Ecuador Steps Up Campaign against Media
IPI Reiterates Call for Dialogue Between Government and Private Press
By: Scott Griffen, IPI Associate
VIENNA, June 12, 2012 – Ecuadorean President Rafael Correa over the weekend announced he was “seriously considering” directing government ministers to only grant interviews to public media, the latest incident in the leftist administration’s clampdown on critical press.
“Why do we have to give interviews … to Televisa, to Teleamazonas, to El Universo if they are private businesses?” Correa asked, according to EFE news agency, referring to three media companies critical of his populist agenda. He continued: “Aren’t we simply helping to fill the pockets of the six families that dominate the media at a national level?”
Correa suggested that his comments were not intended to be an attack on the press, but rather on media outlets operating only for profit.
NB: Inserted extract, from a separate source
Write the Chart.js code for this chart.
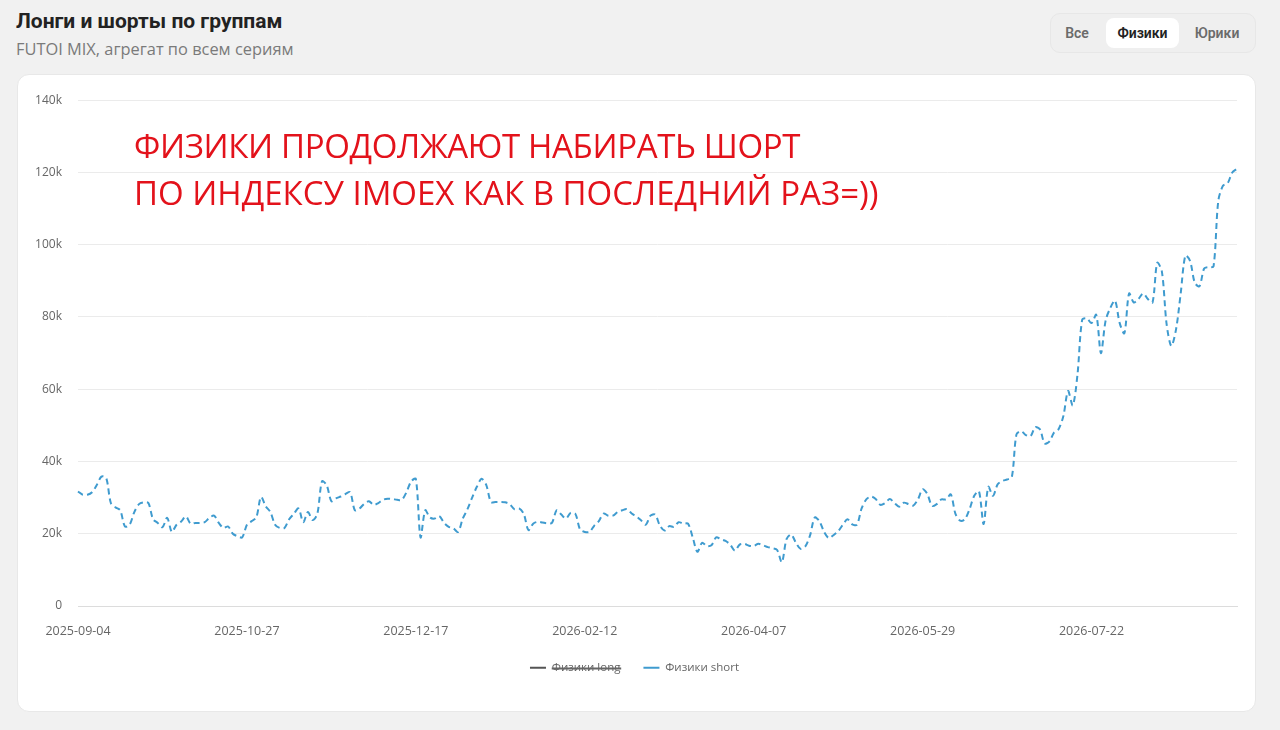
<!DOCTYPE html>
<html>
<head>
<meta charset="utf-8">
<script src="https://cdn.jsdelivr.net/npm/chart.js@4.4.1/dist/chart.umd.min.js"></script>
<style>
  html, body { margin: 0; padding: 0; background: #f1f1f1; }
  body { width: 1280px; height: 730px; position: relative; overflow: hidden; font-family: Roboto, "Open Sans", sans-serif; }
  .title { position: absolute; left: 16px; top: 9px; font-size: 21px; font-weight: 700; color: #222; }
  .subtitle { position: absolute; left: 16px; top: 37px; font-family: "Open Sans", sans-serif; font-size: 16.4px; color: #7a7a7a; }
  .tabs { position: absolute; left: 1050px; top: 13px; width: 206px; height: 40px; border-radius: 10px; background: #efefef; border: 1px solid #e7e7e7; box-sizing: border-box; }
  .tab { position: absolute; top: 4px; height: 30px; line-height: 30px; font-size: 14px; font-weight: 600; color: #6b6b6b; text-align: center; }
  .tab.active { background: #fff; color: #222; border-radius: 8px; }
  .card { position: absolute; left: 17px; top: 74px; width: 1239px; height: 638px; background: #fff; border-radius: 12px; border: 1px solid #e8e8e8; box-sizing: border-box; }
  #wrap { position: absolute; left: 20px; top: 77px; width: 1230px; height: 620px; }
  .note { position: absolute; left: 134px; top: 122px; color: #e3121b; font-family: "Open Sans", sans-serif; font-size: 33px; line-height: 47px; white-space: nowrap; }
  .note .l1 { letter-spacing: -0.35px; }
</style>
</head>
<body>
<div class="title">Лонги и шорты по группам</div>
<div class="subtitle">FUTOI MIX, агрегат по всем сериям</div>
<div class="tabs">
  <div class="tab" style="left:4px;width:44px;">Все</div>
  <div class="tab active" style="left:55px;width:73px;">Физики</div>
  <div class="tab" style="left:134px;width:64px;">Юрики</div>
</div>
<div class="card"></div>
<div id="wrap"><canvas id="chart"></canvas></div>
<div class="note"><span class="l1">ФИЗИКИ ПРОДОЛЖАЮТ НАБИРАТЬ ШОРТ</span><br>ПО ИНДЕКСУ IMOEX КАК В ПОСЛЕДНИЙ РАЗ=))</div>

<script>
// dates shown on the x axis (every 36th trading day)
const tickDates = ["2025-09-04", "2025-10-27", "2025-12-17", "2026-02-12", "2026-04-07", "2026-05-29", "2026-07-22"];
// non-trading weekdays
const skipDays = ["2025-10-13", "2025-11-04", "2026-01-01", "2026-01-02", "2026-01-05", "2026-01-06", "2026-01-07",
  "2026-02-23", "2026-03-09", "2026-05-01", "2026-05-11", "2026-06-12", "2026-06-15"];

// Физики short, thousands of contracts
const shortValues = [
  31.7, 30.8, 30.8, 31.5, 33.5, 35.8, 35.5, 28.5, 27.3, 26.5,
  22, 22.5, 26, 28.2, 28.7, 28.5, 24, 23, 21.8, 24.4,
  20.5, 22.5, 23.4, 24.8, 22.8, 23, 23, 23.2, 24.4, 25,
  23, 21.6, 22, 20, 19.3, 19, 22.5, 23.5, 24.5, 30.2,
  27.6, 26, 22.5, 21.6, 21.6, 24, 25.5, 27, 23.2, 26,
  23.8, 25.5, 34.5, 33.4, 29, 29.8, 30.3, 31, 31.5, 26.5,
  27, 28.3, 29, 28, 28.5, 29.4, 29.7, 29.6, 29.4, 29.4,
  31.5, 34.5, 35.2, 19, 26.5, 24.5, 24.2, 24.9, 23, 21.9,
  21.5, 20.5, 24.2, 26.8, 30, 33, 35.2, 33.5, 28.8, 28.8,
  28.8, 28.7, 28.2, 26.8, 27, 25.5, 21, 22.8, 23.3, 23.1,
  22.9, 23, 26.5, 25.3, 24.2, 25.8, 25.5, 21.2, 20.5, 20.5,
  22.2, 23.5, 25.6, 25, 25, 26, 26.5, 26.8, 25.6, 24.8,
  23.7, 22.5, 25, 25.3, 22.3, 20.9, 22.1, 21.9, 23.2, 22.8,
  22.8, 19, 15, 17.5, 16.6, 16.8, 19, 18.5, 18, 17,
  15.3, 17, 17.2, 16.7, 16.6, 17.2, 16.8, 16.3, 16, 15.5,
  12.1, 18.5, 19.8, 17.5, 15.8, 16.5, 19.5, 24.5, 23.5, 20.5,
  18.8, 19.6, 20.7, 22.5, 24, 22.6, 22.5, 27, 29.5, 30.3,
  29.6, 28, 28.5, 29.6, 28.5, 27.5, 28.6, 28.2, 27.8, 29.5,
  32.3, 31, 27.7, 28.2, 29.5, 29.5, 30.9, 25.5, 23.6, 24,
  26.8, 30.5, 31.8, 22.7, 33, 30.5, 33.7, 34.6, 35, 35.6,
  47.5, 48.4, 47.3, 47, 49.5, 48.9, 45, 45.5, 48, 49,
  52.6, 59.5, 55.5, 64, 79.2, 79.6, 78.3, 80.6, 70, 79,
  82.5, 84.5, 78.3, 75.5, 86.5, 84, 85, 86.5, 85, 84,
  95, 92.5, 78, 72, 76.5, 86.5, 97, 95.5, 89.5, 88.5,
  93.4, 93.8, 94, 112, 116.3, 117, 120, 121
];

// Физики long is switched off in the legend
const longValues = [];

const yTicks = [0, 20, 40, 60, 80, 100, 120, 140];

// build trading-day labels
function buildLabels(count) {
  const out = [];
  const d = new Date(tickDates[0] + "T00:00:00Z");
  while (out.length < count) {
    const s = d.toISOString().slice(0, 10);
    const wd = d.getUTCDay();
    if (wd !== 0 && wd !== 6 && !skipDays.includes(s)) out.push(s);
    d.setUTCDate(d.getUTCDate() + 1);
  }
  return out;
}
const labels = buildLabels(shortValues.length);

Chart.defaults.font.family = "'Open Sans', sans-serif";
Chart.defaults.color = "#666";

const ctx = document.getElementById("chart").getContext("2d");
new Chart(ctx, {
  type: "line",
  data: {
    labels: labels,
    datasets: [
      {
        label: "Физики long",
        data: longValues,
        borderColor: "#555555",
        backgroundColor: "#555555",
        borderWidth: 2,
        pointRadius: 0,
        hidden: true,
      },
      {
        label: "Физики short",
        data: shortValues,
        borderColor: "#3f9bcf",
        backgroundColor: "#3f9bcf",
        borderWidth: 2,
        borderDash: [6, 4],
        tension: 0.3,
        pointRadius: 0,
        fill: false,
      },
    ],
  },
  options: {
    responsive: true,
    maintainAspectRatio: false,
    animation: false,
    layout: {
      padding: { top: 17, right: 13, left: 12, bottom: 13.5 },
    },
    plugins: {
      legend: {
        position: "bottom",
        labels: {
          usePointStyle: true,
          pointStyle: "line",
          pointStyleWidth: 16,
          color: "#666",
          font: { size: 11.5 },
          padding: 23,
        },
      },
      tooltip: { enabled: false },
    },
    scales: {
      x: {
        grid: { display: false, drawTicks: false },
        border: { display: true, color: "#dcdcdc" },
        ticks: {
          maxRotation: 0,
          autoSkip: true,
          maxTicksLimit: tickDates.length,
          padding: 18,
          color: "#666",
          font: { size: 12.5 },
        },
        afterFit: (s) => { s.height = 33; },
      },
      y: {
        min: yTicks[0],
        max: yTicks[yTicks.length - 1],
        grid: { color: "#ebebeb", drawTicks: false },
        border: { display: false },
        ticks: {
          stepSize: 20,
          padding: 16,
          color: "#666",
          font: { size: 12 },
          callback: (v) => (v === 0 ? "0" : v + "k"),
        },
        afterFit: (s) => { s.width = 46; },
      },
    },
  },
});
</script>
</body>
</html>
The president added that he would be “delighted” to grant interviews to privately run newspapers “once [they] provide information without filling their pockets”.
The socialist leader’s remarks, made in his weekly televised address, came just two weeks after he called for a citizen boycott against non-state media, whom he accuses of plotting against him as part of what he has called a “media dictatorship”.
He said: “As citizens, we have to react, to begin a campaign on Twitter, on the phone, through messages, in the streets so that [people] stop buying the corrupt press, which will hopefully cease being profitable, and buy instead El Telégrafo [a government-run paper],” Correa declared in a speech to a group of workers in southern Quito on May 29.
In a visual demonstration of his aim to dismantle the private press, the president then proceeded to shred a copy of the newspaper La Hora while proclaiming “Let them complain as much as they want, wherever they want!”, Reuters reported.
International Press Institute (IPI) Deputy Director Anthony Mills, who led an IPI mission to Ecuador in May, said: “The financial interests of the media are a recurring theme in the barrage of verbal attacks directed at the private press in Ecuador. Notwithstanding the space for general discussion about the relative merits of private and public media, a free and diverse press, including private newspapers and broadcasters, is an essential pillar of any healthy democracy. If the private press ceased to exist in Ecuador, the flow of information would, I fear, become somewhat monotonous, and the Ecuadorean people would be confronted with a fairly one-sided vision of the world.”
Mills noted that in meetings with senior Ecuadorean officials, including the vice-president and the national communication secretary, IPI stressed the need for dialogue between the administration and media leaders.
IPI also expressed concern about the recent closures of several regional radio and television stations in Ecuador. On May 24, police and agents of the Telecommunications Superintendance (SUPERTEL) forced the closure of Lidervisión television and Radio Líder in the northeastern province of Napo. According to the Andean Foundation for Media Observation and Study (Fundamedios), the station’s owner believes the government’s action, which also resulted in the seizure of equipment, resulted from the station’s criticism of local authorities.
One day earlier, on May 23, SUPERTEL agents, accompanied by a reported 50 policemen, also shut down public television broadcaster Telesangay in Morona Santiago and seized the station’s equipment. According to Fundamedios, Ecuador’s National Telecommunications Council ordered the termination of Telesangay’s broadcasting contract in August 2011 for “lack of compliance in the installation.” However, station officials, speaking to Fundamedios, said the decision to close Telesangay had “political undertones”.
Mills said: “These closures appear to reflect the Ecuadorean government’s increasing intolerance of criticism. We urge the government to consider the effect of these closures on democracy, as citizens in rural areas are most vulnerable to blockades of the free flow of information.”
IPI’s visit to Ecuador came after a series of high-profile defamation cases this year, including one in which the El Universo newspaper had been ordered to pay $40 million dollars in damages to President Correa and its three editors and a former columnist sentenced to three years in prison each. In a second case, two journalists, Christián Zurita and Juan Carlos Calderón, were convicted on the basis of their 2010 book Big Brother of causing “moral harm” to the president and ordered to compensate the latter with $1 million each.